Germany launches smartwatch app to monitor coronavirus spread

The Corona-Datenspende app gathers vital signs from volunteers wearing smartwatches or fitness trackers – including pulse, temperature and sleep – to analyse whether they are symptomatic of the flu-like illness.

A screenshot taken on April 7, 2020 shows an app launched by Germany's public health authority in partnership with health-tech startup Thryve to help monitor the spread of coronavirus and analyse whether measures to contain the pandemic are working in Berlin, Germany.
Reuters

A screenshot taken on April 7, 2020 shows an app launched by Germany's public health authority in partnership with health-tech startup Thryve to help monitor the spread of coronavirus and analyse whether measures to contain the pandemic are working in Berlin, Germany.

Germany’s public health authority launched a smartwatch app on Tuesday in partnership with health-tech startup Thryve to help monitor the spread of Covid-19 and analyse whether measures to contain the novel coronavirus pandemic are working.

The Corona-Datenspende (Corona Data Donation) app, available on https://corona-datenspende.de, gathers vital signs from volunteers wearing smartwatches or fitness trackers, including pulse, temperature and sleep, to analyse whether they are symptomatic of the illness.

Results will be represented in an interactive online map that would make it possible –– together with other data inputs –– for the health authorities and the general public to assess the prevalence of infections down to postcode level.

“If the sample is big enough to capture enough symptomatic patients, that would help us to draw conclusions on how infections are spreading and whether containment measures are working,” said Lothar Wieler, head of the Robert Koch Institute that is coordinating Germany’s coronavirus response.

Germany has the fourth highest Covid-19 caseload behind the US, Spain and Italy, at nearly 100,000, but has kept fatalities down to a relatively low 1,600 thanks to early and extensive testing.

The German authorities have been more cautious than some Asian countries in using digital technology to fight the coronavirus, restrained by Europe’s strict data privacy laws and mindful of public scepticism towards any surveillance reminiscent of Nazi or communist-era rule.

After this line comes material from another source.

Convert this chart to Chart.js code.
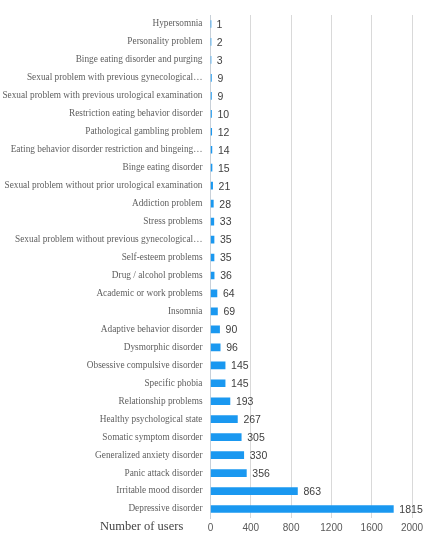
<!DOCTYPE html>
<html>
<head>
<meta charset="utf-8">
<script src="https://cdn.jsdelivr.net/npm/chart.js@4"></script>
<style>
    html, body { margin: 0; padding: 0; background: #ffffff; }
    #wrap { width: 428px; height: 535px; position: relative; }
</style>
</head>
<body>
<div id="wrap"><canvas id="barChart"></canvas></div>
<script>
// data, top row first
const categories = [
    'Hypersomnia',
    'Personality problem',
    'Binge eating disorder and purging',
    'Sexual problem with previous gynecological…',
    'Sexual problem with previous urological examination',
    'Restriction eating behavior disorder',
    'Pathological gambling problem',
    'Eating behavior disorder restriction and bingeing…',
    'Binge eating disorder',
    'Sexual problem without prior urological examination',
    'Addiction problem',
    'Stress problems',
    'Sexual problem without previous gynecological…',
    'Self-esteem problems',
    'Drug / alcohol problems',
    'Academic or work problems',
    'Insomnia',
    'Adaptive behavior disorder',
    'Dysmorphic disorder',
    'Obsessive compulsive disorder',
    'Specific phobia',
    'Relationship problems',
    'Healthy psychological state',
    'Somatic symptom disorder',
    'Generalized anxiety disorder',
    'Panic attack disorder',
    'Irritable mood disorder',
    'Depressive disorder'
];
const userCounts = [1, 2, 3, 9, 9, 10, 12, 14, 15, 21, 28, 33, 35, 35, 36, 64, 69, 90, 96, 145, 145, 193, 267, 305, 330, 356, 863, 1815];
const xTicks = [0, 400, 800, 1200, 1600, 2000];
const axisTitle = 'Number of users';

// Draw value labels next to each bar and the axis title at bottom left
const valueLabels = {
    id: 'valueLabels',
    afterDatasetsDraw(chart) {
        const ctx = chart.ctx;
        const meta = chart.getDatasetMeta(0);
        ctx.save();
        ctx.font = '10.5px "Liberation Sans", Arial, sans-serif';
        ctx.fillStyle = '#404040';
        ctx.textAlign = 'left';
        ctx.textBaseline = 'middle';
        meta.data.forEach((bar, i) => {
            ctx.fillText(String(userCounts[i]), bar.x + 6, bar.y + 1);
        });
        // axis title
        ctx.font = '12.5px "Liberation Serif", "Times New Roman", serif';
        ctx.fillStyle = '#444444';
        ctx.textAlign = 'left';
        ctx.fillText(axisTitle, 100, chart.chartArea.bottom + 9);
        ctx.restore();
    }
};

const barChartCanvas = document.getElementById('barChart');
new Chart(barChartCanvas, {
    type: 'bar',
    data: {
        labels: categories,
        datasets: [{
            data: userCounts,
            backgroundColor: '#1a98f0',
            barThickness: 7
        }]
    },
    options: {
        indexAxis: 'y',
        responsive: true,
        maintainAspectRatio: false,
        animation: false,
        layout: { padding: { top: 15, right: 16, left: 0, bottom: 0 } },
        plugins: {
            legend: { display: false },
            tooltip: { enabled: false }
        },
        scales: {
            x: {
                min: 0,
                max: 2000,
                afterBuildTicks: scale => {
                    scale.ticks = xTicks.map(v => ({ value: v }));
                },
                afterFit: scale => { scale.height = 17; },
                grid: { color: '#d9d9d9', drawTicks: false, lineWidth: 1 },
                border: { display: false },
                ticks: {
                    padding: 4,
                    color: '#595959',
                    callback: value => String(value),
                    font: { family: '"Liberation Sans", Arial, sans-serif', size: 10 }
                }
            },
            y: {
                afterFit: scale => { scale.width = 210.5; },
                grid: { display: false, drawTicks: false },
                border: { display: true, color: '#c8d0d8', width: 1 },
                ticks: {
                    padding: 8,
                    autoSkip: false,
                    color: '#5f5f5f',
                    font: { family: '"Liberation Serif", "Times New Roman", serif', size: 9.3 }
                }
            }
        }
    },
    plugins: [valueLabels]
});
</script>
</body>
</html>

But a similar approach has been used here to model the spread of influenza while, in the US, connected 'smart' thermometers distributed by Kinsa Health have offered early insights into how quickly Covid-19 is spreading, the New York Times reported here last month.

Anonymous processing

The Corona Data Donation app, available for download in the Google Play Store and Apple App Store, is voluntary and data would be processed anonymously. To register, users should enter their postcode, age, gender, height and weight.

Data shared by their connected devices would be monitored on an ongoing basis, with telltale readings such as a high temperature or disturbed sleep indicating whether an individual may have come down with Covid-19.

Project leader Dirk Brockmann said he hoped 100,000 people –– or 10 percent of Germany’s smartwatch and fitness tracker users –– would sign up. Even 10,000 would be analytically useful, he added.

The Corona Data Donation app was developed in four weeks in partnership with Berlin-based startup Thryve, a data-driven ‘wearable health’ start-up available on https://thryve.health, which realised earlier this year that its approach could be adapted to detect Covid-19.

Thryve approached the Robert Koch Institute with its findings, said spokesman Sebastian Wochnik. 

“Their epidemiologists really liked this unique solution. With more data, their models obviously work better,” he said.

Thryve was founded in 2017 as a commercial spin-off from the Fraunhofer Institute for Computer Graphics Research, one of 72 applied research groups under the umbrella of Germany’s Fraunhofer Society.

Another branch of the Fraunhofer Society is involved in developing a European technology platform to support smartphone apps that would use Bluetooth connections between devices to help trace and warn those at risk.